Take the lines of the data below from the very first through the line containing "Math.pow(10, -6.49)]).range([plotBottom, plotTop]);" and output them exactly, pictures excluded.

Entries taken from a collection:
**********

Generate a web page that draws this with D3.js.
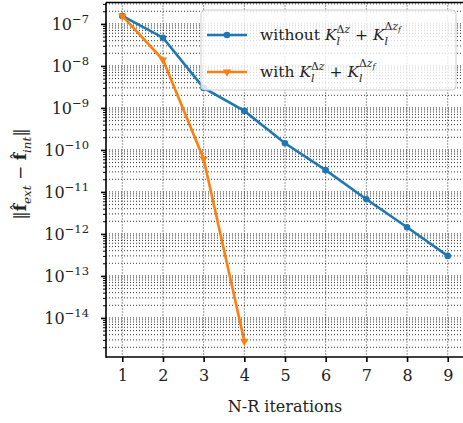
<!DOCTYPE html>
<html lang="en">
<head>
  <meta charset="UTF-8">
  <script src="https://d3js.org/d3.v7.min.js"></script>
  <style>
    body { margin: 0; background: white; }
    text { font-family: "DejaVu Serif", "Liberation Serif", serif; fill: #222; white-space: pre; }
  </style>
</head>
<body>
  <svg id="chart" width="463" height="423"></svg>
  <script>
    // data
    const iterations = [1, 2, 3, 4, 5, 6, 7, 8, 9];
    const withoutVals = [1.55e-7, 4.7e-8, 3.0e-9, 8.5e-10, 1.44e-10, 3.3e-11, 6.7e-12, 1.44e-12, 3.0e-13];
    const withIters = [1, 2, 3, 4];
    const withVals = [1.55e-7, 1.4e-8, 6.1e-11, 2.8e-15];
    const xTicks = [1, 2, 3, 4, 5, 6, 7, 8, 9];
    const yExponents = [-14, -13, -12, -11, -10, -9, -8, -7];

    const blue = "#1f77b4", orange = "#ff7f0e";
    const plotLeft = 106, plotRight = 464, plotTop = 2.5, plotBottom = 357;

    const svg = d3.select("#chart");

    const x = d3.scaleLinear().domain([0.6, 9.4]).range([plotLeft, plotRight]);
    const y = d3.scaleLog().domain([Math.pow(10, -14.93), Math.pow(10, -6.49)]).range([plotBottom, plotTop]);

    // minor values 2..9 per decade inside domain
    let minorVals = [];
    for (let e = -16; e <= -6; e++) {
      for (let m = 2; m <= 9; m++) {
        let v = m * Math.pow(10, e);
        if (v >= y.domain()[0] && v <= y.domain()[1]) minorVals.push(v);
      }
    }
    const majorVals = yExponents.map(e => Math.pow(10, e));

    // grid
    const grid = svg.append("g");
    grid.selectAll(".hminor").data(minorVals).enter().append("line")
      .attr("x1", plotLeft).attr("x2", plotRight)
      .attr("y1", d => y(d)).attr("y2", d => y(d))
      .attr("stroke", "#000").attr("stroke-width", 0.8).attr("stroke-dasharray", "1,2");
    grid.selectAll(".hmajor").data(majorVals).enter().append("line")
      .attr("x1", plotLeft).attr("x2", plotRight)
      .attr("y1", d => y(d)).attr("y2", d => y(d))
      .attr("stroke", "#000").attr("stroke-width", 0.8).attr("stroke-dasharray", "1,2");
    grid.selectAll(".vmajor").data(xTicks).enter().append("line")
      .attr("x1", d => x(d)).attr("x2", d => x(d))
      .attr("y1", plotTop).attr("y2", plotBottom)
      .attr("stroke", "#000").attr("stroke-width", 0.8).attr("stroke-dasharray", "1,2");

    // lines
    const lineWithout = d3.line().x((d, i) => x(iterations[i])).y(d => y(d));
    const lineWith = d3.line().x((d, i) => x(withIters[i])).y(d => y(d));

    svg.append("path").datum(withoutVals).attr("d", lineWithout)
      .attr("fill", "none").attr("stroke", blue).attr("stroke-width", 2.6);
    svg.selectAll(".dotB").data(withoutVals).enter().append("circle")
      .attr("cx", (d, i) => x(iterations[i])).attr("cy", d => y(d)).attr("r", 3.3).attr("fill", blue);

    svg.append("path").datum(withVals).attr("d", lineWith)
      .attr("fill", "none").attr("stroke", orange).attr("stroke-width", 2.6);
    const tri = d3.symbol().type(d3.symbolTriangle).size(30);
    svg.selectAll(".triO").data(withVals).enter().append("path")
      .attr("d", tri)
      .attr("transform", (d, i) => "translate(" + x(withIters[i]) + "," + y(d) + ") rotate(180)")
      .attr("fill", orange);

    // axes
    const xAxis = svg.append("g")
      .attr("transform", "translate(0," + plotBottom + ")")
      .call(d3.axisBottom(x).tickValues(xTicks).tickSize(5).tickPadding(8).tickFormat(d3.format("d")));
    xAxis.select(".domain").remove();
    xAxis.selectAll("line").attr("stroke", "#000").attr("stroke-width", 1.6);
    xAxis.selectAll("text").style("font-size", "16px").attr("fill", "#222");

    const yAxis = svg.append("g")
      .attr("transform", "translate(" + plotLeft + ",0)")
      .call(d3.axisLeft(y).tickValues(majorVals).tickSize(5).tickFormat(""));
    yAxis.select(".domain").remove();
    yAxis.selectAll("line").attr("stroke", "#000").attr("stroke-width", 1.6);

    const yMinor = svg.append("g")
      .attr("transform", "translate(" + plotLeft + ",0)")
      .call(d3.axisLeft(y).tickValues(minorVals).tickSize(3).tickFormat(""));
    yMinor.select(".domain").remove();
    yMinor.selectAll("line").attr("stroke", "#000").attr("stroke-width", 1);

    // y tick labels 10^e
    yExponents.forEach(e => {
      const t = svg.append("text")
        .attr("x", 89).attr("y", y(Math.pow(10, e)) + 6)
        .attr("text-anchor", "end");
      t.append("tspan").style("font-size", "16px").text("10");
      t.append("tspan").style("font-size", "11.5px").attr("dy", -7).text("\u2212" + (-e));
    });

    // spines
    svg.append("line").attr("x1", plotLeft).attr("x2", plotLeft).attr("y1", plotTop).attr("y2", plotBottom + 0.8)
      .attr("stroke", "#000").attr("stroke-width", 1.6);
    svg.append("line").attr("x1", plotLeft).attr("x2", plotRight).attr("y1", plotBottom).attr("y2", plotBottom)
      .attr("stroke", "#000").attr("stroke-width", 1.6);
    svg.append("line").attr("x1", plotLeft).attr("x2", plotRight).attr("y1", plotTop).attr("y2", plotTop)
      .attr("stroke", "#000").attr("stroke-width", 1.6);

    // helper to write simple math with sub/sup
    function mathText(g, x0, y0, base, parts) {
      let cx = x0, lastStart = x0, lastEnd = x0;
      parts.forEach(p => {
        const sc = p.s || 1;
        let startX = p.stack ? lastStart + (p.dx || 0) * base : cx;
        const t = g.append("text")
          .attr("x", startX).attr("y", y0 + (p.dy || 0) * base)
          .style("font-size", (base * sc) + "px")
          .style("font-style", p.it ? "italic" : "normal")
          .style("font-weight", p.b ? "bold" : "normal")
          .text(p.t);
        const w = t.node().getComputedTextLength();
        if (p.stack) {
          cx = p.keep ? lastEnd : Math.max(lastEnd, startX + w);
          startX = lastStart;
        } else {
          lastStart = startX;
          cx = startX + w;
        }
        lastEnd = cx;
        if (p.keep) { lastStart = startX; }
      });
      return cx;
    }

    // legend
    const leg = svg.append("g");
    leg.append("rect").attr("x", 201).attr("y", 10).attr("width", 255).attr("height", 80).attr("rx", 4)
      .attr("fill", "white").attr("fill-opacity", 0.8).attr("stroke", "#cccccc").attr("stroke-width", 1);
    leg.append("line").attr("x1", 207).attr("x2", 247).attr("y1", 35).attr("y2", 35)
      .attr("stroke", blue).attr("stroke-width", 2.6);
    leg.append("circle").attr("cx", 227).attr("cy", 35).attr("r", 3.3).attr("fill", blue);
    leg.append("line").attr("x1", 207).attr("x2", 247).attr("y1", 72).attr("y2", 72)
      .attr("stroke", orange).attr("stroke-width", 2.6);
    leg.append("path").attr("d", tri).attr("transform", "translate(227,72) rotate(180)").attr("fill", orange);

    function kTerm(label) {
      return [
        { t: label },
        { t: "K", it: true },
        { t: "l", it: true, s: 0.7, dy: 0.3 },
        { t: "\u0394", s: 0.7, dy: -0.45, stack: true },
        { t: "z", it: true, s: 0.7, dy: -0.45 },
        { t: " + " },
        { t: "K", it: true },
        { t: "l", it: true, s: 0.7, dy: 0.3 },
        { t: "\u0394", s: 0.7, dy: -0.65, stack: true },
        { t: "z", it: true, s: 0.7, dy: -0.65 },
        { t: "f", it: true, s: 0.5, dy: -0.5 }
      ];
    }
    mathText(leg, 260, 40, 15.5, kTerm("without "));
    mathText(leg, 260, 77, 15.5, kTerm("with "));

    // x label
    svg.append("text").attr("x", 285).attr("y", 412).attr("text-anchor", "middle")
      .style("font-size", "16px").text("N-R iterations");

    // y label (rotated), centred on y ~ 174
    const yl = svg.append("g");
    const ylEnd = mathText(yl, 0, 0, 17, [
      { t: "\u2016" },
      { t: "f", b: true },
      { t: "\u02c6", s: 0.9, dy: -0.22, dx: 0.0, stack: true, keep: true },
      { t: "ext", it: true, s: 0.7, dy: 0.3 },
      { t: " \u2212 " },
      { t: "f", b: true },
      { t: "\u02c6", s: 0.9, dy: -0.22, dx: 0.0, stack: true, keep: true },
      { t: "int", it: true, s: 0.7, dy: 0.3 },
      { t: "\u2016" }
    ]);
    yl.attr("transform", "translate(26," + (174 + ylEnd / 2) + ") rotate(-90)");
  </script>
</body>
</html>
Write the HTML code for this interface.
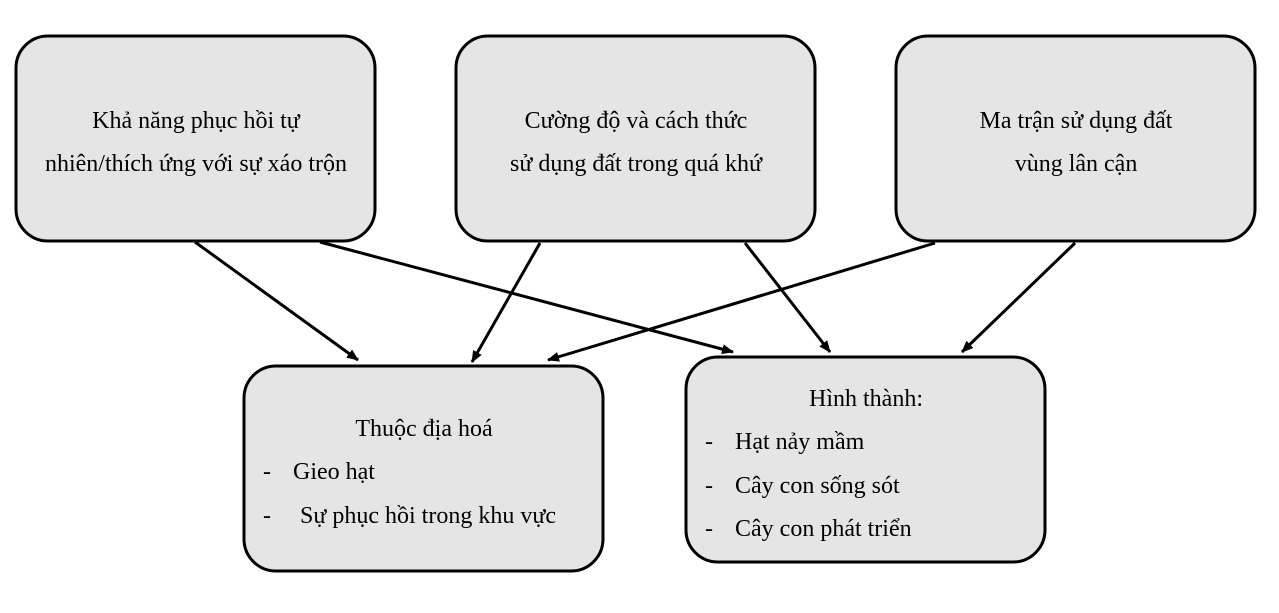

**********

Solution to this problem
Generate a web page that draws this with D3.js.
<!DOCTYPE html>
<html lang="en">
<head>
  <meta charset="UTF-8">
  <script src="https://d3js.org/d3.v7.min.js"></script>
  <style>
    body { margin: 0; background: white; }
    text { font-family: "DejaVu Serif", "Liberation Serif", serif; fill: #222; white-space: pre; }
  </style>
</head>
<body>
  <svg id="chart" width="463" height="423"></svg>
  <script>
    // data
    const iterations = [1, 2, 3, 4, 5, 6, 7, 8, 9];
    const withoutVals = [1.55e-7, 4.7e-8, 3.0e-9, 8.5e-10, 1.44e-10, 3.3e-11, 6.7e-12, 1.44e-12, 3.0e-13];
    const withIters = [1, 2, 3, 4];
    const withVals = [1.55e-7, 1.4e-8, 6.1e-11, 2.8e-15];
    const xTicks = [1, 2, 3, 4, 5, 6, 7, 8, 9];
    const yExponents = [-14, -13, -12, -11, -10, -9, -8, -7];

    const blue = "#1f77b4", orange = "#ff7f0e";
    const plotLeft = 106, plotRight = 464, plotTop = 2.5, plotBottom = 357;

    const svg = d3.select("#chart");

    const x = d3.scaleLinear().domain([0.6, 9.4]).range([plotLeft, plotRight]);
    const y = d3.scaleLog().domain([Math.pow(10, -14.93), Math.pow(10, -6.49)]).range([plotBottom, plotTop]);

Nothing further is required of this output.